Ah Long (derived from the Cantonese phrase '大耳窿' (Jyutping: daai6 ji5 lung1) is a colloquial term for illegal loan sharks in Malaysia and Singapore. They lend money to people who are unable to obtain loans from banks or other legal sources, mostly targeting habitual gamblers. Often, they discreetly advertise by sticking notices, mostly on lamp posts and utility boxes around a neighbourhood, thus vandalising public property, as authorities have to then remove such advertisements. They charge very high interest rates (generally about 40% per month/fortnight) and frequently threaten violence (and administer it) towards those who fail to pay in time.
When a person fails to pay in time, the Ah Long will spray paint, splash, or write threats in paint or markers on the walls of the house or property of that person as a threat of violence and to scare, and perhaps even shame, the borrower into repaying the loan. A common use of painting includes the characters "O$P$" meaning "owe money, pay money", as well as the debtors' unit number. According to local police authorities, there have been cases where borrowers and even their family members were beaten or had their property damaged or destroyed, and some victims have committed suicide. In other cases, flowerpots placed outside the debtors' units were smashed, debtors' house gates have been tied up with cable ties and at the extreme, debtors' property such as their house door/gate or their cars have been burnt.
Pig heads are sometimes hung outside the borrower's house, as a type of intimidation as well as a way of 'marking' the person as a loan 'defaulter'.
Ah Long sometimes break into victim's houses and steal items of the loan's value. This method is commonly used to save time and also effort.
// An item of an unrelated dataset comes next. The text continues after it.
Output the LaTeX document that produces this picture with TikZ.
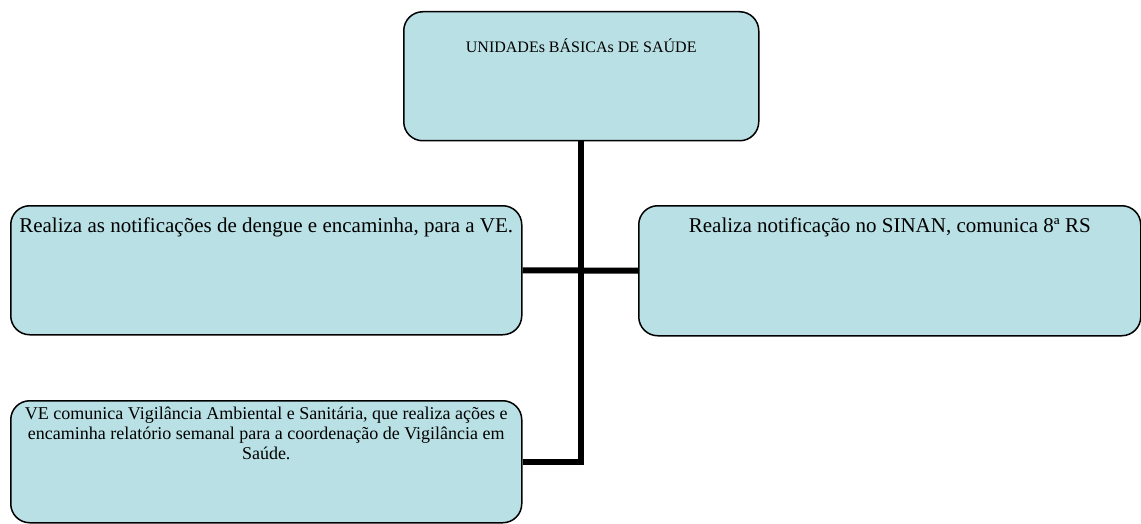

Recent cases shows that Ah Longs also display the borrower's identity card on a huge banner and post it on fences. Since Ah Longs need only an identity card from borrowers, this tactic is becoming common because it shames the borrower publicly into paying up.
Borrowers often use outdated identity cards to borrow money, with the intent to not pay what they owe. As a result, unsuspecting house owners end up paying the price of receiving the Ah Long tactics of intimidation. Since they are not the borrowers, the intimidation does not stop and the Ah Long will keep on harassing them.